Algorithmic skeletons are high-level representations for parallel programs that hide the underlying parallelism details from program specification. These skeletons are defined in terms of higher-order functions that can be composed to build larger programs. Many skeleton frameworks support efficient implementations for stand-alone skeletons such as
map, reduce, and zip for both shared-memory systems and small clusters. However, in these frameworks, expressing complex skeletons that are constructed through composition
of fundamental skeletons either requires complete reimplementation or suffers from limited scalability due to required global synchronization.

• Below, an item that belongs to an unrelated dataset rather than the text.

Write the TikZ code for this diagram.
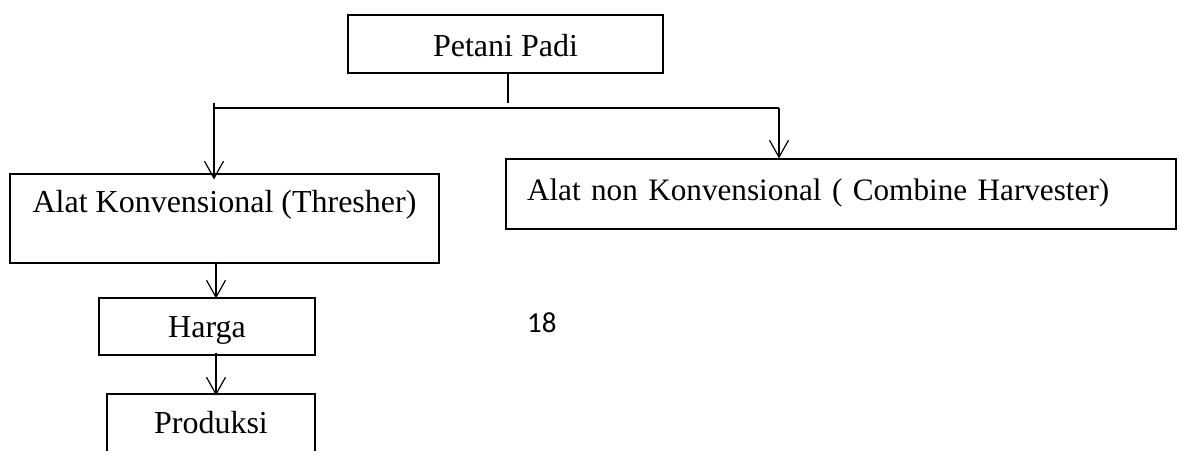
\documentclass[tikz,border=0pt]{standalone}
\usepackage{fontspec}
\setmainfont{Liberation Serif}
\newfontfamily\numfont{Carlito}
\usetikzlibrary{arrows.meta}

\begin{document}
\begin{tikzpicture}[x=1pt,y=-1pt,
    kotak/.style={draw,line width=1.1pt,inner sep=0pt,anchor=base,font=\fontsize{32}{38}\selectfont},
    panah/.style={line width=1.2pt,-{Straight Barb[length=17pt,width=19pt,line width=1.2pt]}}]

  \clip (0,0) rectangle (1180,450);

  \node[kotak,minimum width=315pt,text height=41pt,text depth=17pt] (petani) at (505.5,56) {Petani Padi};
  \node[kotak,minimum width=429pt,text height=38pt,text depth=51pt] (alatk) at (224.5,212) {Alat Konvensional (Thresher)};
  \node[kotak,font=\fontsize{31.2}{37}\selectfont,inner xsep=21pt,text width=628pt,align=left,text height=41pt,text depth=29pt] (alatnk) at (841,200) {Alat non Konvensional ( Combine Harvester)};
  \node[kotak,minimum width=216pt,text height=39pt,text depth=18pt] (harga) at (207,337) {Harga};
  \node[kotak,minimum width=208pt,text height=39pt,text depth=40pt] (produksi) at (211,433) {Produksi};

  \node[font=\numfont\fontsize{29}{33}\selectfont,anchor=base west,inner sep=0pt] (hal) at (527,332) {18};

  \coordinate (bagi) at (508,108);
  \coordinate (kiri) at (214,108);
  \coordinate (kanan) at (779,108);
  \coordinate (bawah) at (216,0);

  \draw[line width=1.2pt] (petani.south -| bagi) -- ([yshift=5pt]bagi);
  \draw[line width=2pt] (kiri) -- (kanan);
  \draw[panah] ([yshift=5pt]kiri) -- ([yshift=-6pt]alatk.north -| kiri);
  \draw[panah] (kanan) -- (alatnk.north -| kanan);
  \draw[panah] ([yshift=2pt]alatk.south -| bawah) -- ([yshift=-1pt]harga.north -| bawah);
  \draw[panah] ([yshift=3pt]harga.south -| bawah) -- ([yshift=-2pt]produksi.north -| bawah);

\end{tikzpicture}
\end{document}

In the stapl Skeleton Framework,
we represent skeletons as parametric data flow graphs and describe composition of skeletons by point-to-point dependencies of their data flow graph representations. As a result,
we eliminate the need for reimplementation and global synchronizations in composed skeletons. In this work, we describe the process of translating skeleton-based programs to
data flow graphs and define rules for skeleton composition. To show the expressivity and ease of use of our framework, we show skeleton-based representations of the NAS EP, IS,
and FT benchmarks. To show reusability and applicability of our framework on real-world applications we show an NBody application using the FMM (Fast Multipole Method) hierarchical algorithm. Our results show that expressivity can be achieved without loss of performance even in complex real-world applications.